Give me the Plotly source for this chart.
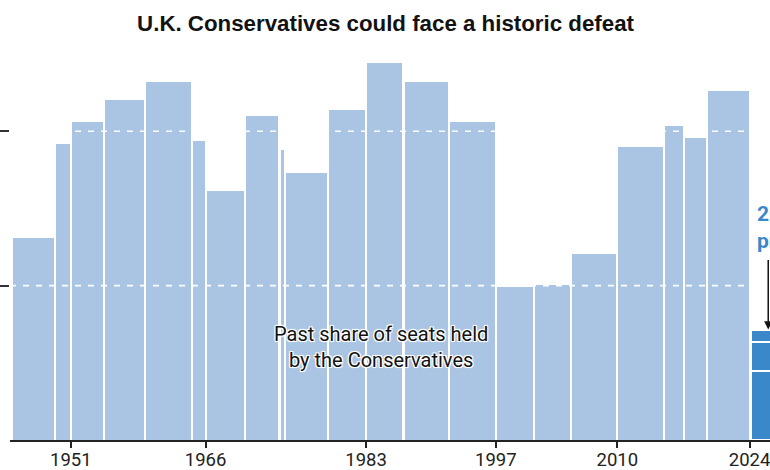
import pandas as pd
import plotly.graph_objects as go

# General elections (start of each parliament) and the Conservative share of seats (%)
election_dates = ["1945-07-05", "1950-02-23", "1951-10-25", "1955-05-26", "1959-10-08",
                  "1964-10-15", "1966-03-31", "1970-06-18", "1974-02-28", "1974-10-10",
                  "1979-05-03", "1983-06-09", "1987-06-11", "1992-04-09", "1997-05-01",
                  "2001-06-07", "2005-05-05", "2010-05-06", "2015-05-07", "2017-06-08",
                  "2019-12-12"]
seat_share = [32.7, 47.9, 51.5, 55.0, 58.0, 48.4, 40.3, 52.5, 46.9, 43.3, 53.5,
              61.1, 58.0, 51.5, 24.7, 25.1, 30.2, 47.4, 50.9, 48.9, 56.5]

# 2024 projection (three estimates, drawn overlapping)
projection_start = "2024-07-04"
projection_end = "2029-07-04"
projection_share = [17.8, 15.9, 11.2]

tick_dates = ["1951-10-25", "1966-03-31", "1983-06-09", "1997-05-01", "2010-05-06", "2024-07-04"]
tick_labels = ["1951", "1966", "1983", "1997", "2010", "2024"]

LIGHT = "#a9c5e3"
DARK = "#3a88ca"
FONT = "Roboto"


def dec_year(s):
    t = pd.Timestamp(s)
    days = 366 if t.is_leap_year else 365
    return t.year + (t.dayofyear - 1) / days


starts = [dec_year(d) for d in election_dates]
ends = starts[1:] + [dec_year(projection_start)]
gap = 0.22
mids = [(a + b) / 2 for a, b in zip(starts, ends)]
widths = [(b - a) - gap for a, b in zip(starts, ends)]

fig = go.Figure()
fig.add_trace(go.Bar(
    x=mids, y=seat_share, width=widths,
    marker=dict(color=LIGHT, line=dict(width=0)),
    hoverinfo="skip", showlegend=False,
))

p0 = dec_year(projection_start) + gap / 2
p1 = dec_year(projection_end)
for v in projection_share:
    fig.add_trace(go.Bar(
        x=[(p0 + p1) / 2], y=[v], width=[p1 - p0],
        marker=dict(color=DARK, line=dict(color="white", width=2)),
        hoverinfo="skip", showlegend=False,
    ))

# white dashed reference lines over the bars
for lvl in [25, 50]:
    fig.add_shape(type="line", xref="x", yref="y", x0=1945.3, x1=dec_year(projection_start) - 0.2,
                  y0=lvl, y1=lvl, layer="above",
                  line=dict(color="white", width=1.6, dash="6px,7px"))

fig.add_annotation(
    x=1985.03, y=15.1, xref="x", yref="y",
    text="Past share of seats held<br>by the Conservatives",
    showarrow=False, align="center",
    font=dict(family=FONT, size=20, color="#121212",
              shadow="-1px -1px 0 #fff, 1px -1px 0 #fff, -1px 1px 0 #fff, 1px 1px 0 #fff, 0 0 3px #fff"),
)

fig.add_annotation(
    x=2025.1, y=38.8, xref="x", yref="y", xanchor="left", yanchor="top",
    text="2024<br>projection", showarrow=False, align="left",
    font=dict(family=FONT, size=21, color=DARK, weight="bold"),
)

fig.add_annotation(
    x=2026.50, y=17.9, xref="x", yref="y", text="",
    axref="x", ayref="y", ax=2026.50, ay=29.4,
    showarrow=True, arrowhead=2, arrowsize=1.1,
    arrowwidth=1.5, arrowcolor="#121212", standoff=0,
)

fig.update_layout(
    width=770, height=470,
    margin=dict(l=10, r=0, t=40, b=30, autoexpand=False),
    paper_bgcolor="white", plot_bgcolor="white",
    barmode="overlay", bargap=0,
    title=dict(text="<b>U.K. Conservatives could face a historic defeat</b>",
               x=0.5007, xanchor="center", y=0.951, yanchor="middle",
               font=dict(family="Liberation Sans", size=22.3, color="#121212")),
    font=dict(family=FONT, color="#121212"),
)
fig.update_xaxes(
    range=[1945.30, 2026.69], automargin=False,
    tickvals=[dec_year(d) for d in tick_dates], ticktext=tick_labels,
    ticks="outside", ticklen=6, tickwidth=1.5, tickcolor="#222",
    showline=True, linecolor="#222", linewidth=1.5,
    showgrid=False, zeroline=False, ticklabeloverflow="allow",
    ticklabelstandoff=-4,
    tickfont=dict(family=FONT, size=18.5, color="#222"),
)
fig.update_yaxes(
    range=[0, 64.78], tickvals=[25, 50], showticklabels=False, automargin=False,
    ticks="outside", ticklen=10, tickwidth=1.5, tickcolor="#333",
    showline=False, showgrid=False, zeroline=False,
)

# drop the page's default body margin so the figure fills the window
fig.write_html("out.html", config={"displayModeBar": False},
               post_script="document.body.style.margin='0';")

┄┄┄┄┄┄┄┄┄┄┄┄┄┄┄┄┄┄┄┄

* Task directions
The lines from the start of the data through the line that contains "import plotly.graph_objects as go" are to be returned exactly, please, with both ends included and every picture left out.

* Response below
Give me the Plotly source for this chart.
import pandas as pd
import plotly.graph_objects as go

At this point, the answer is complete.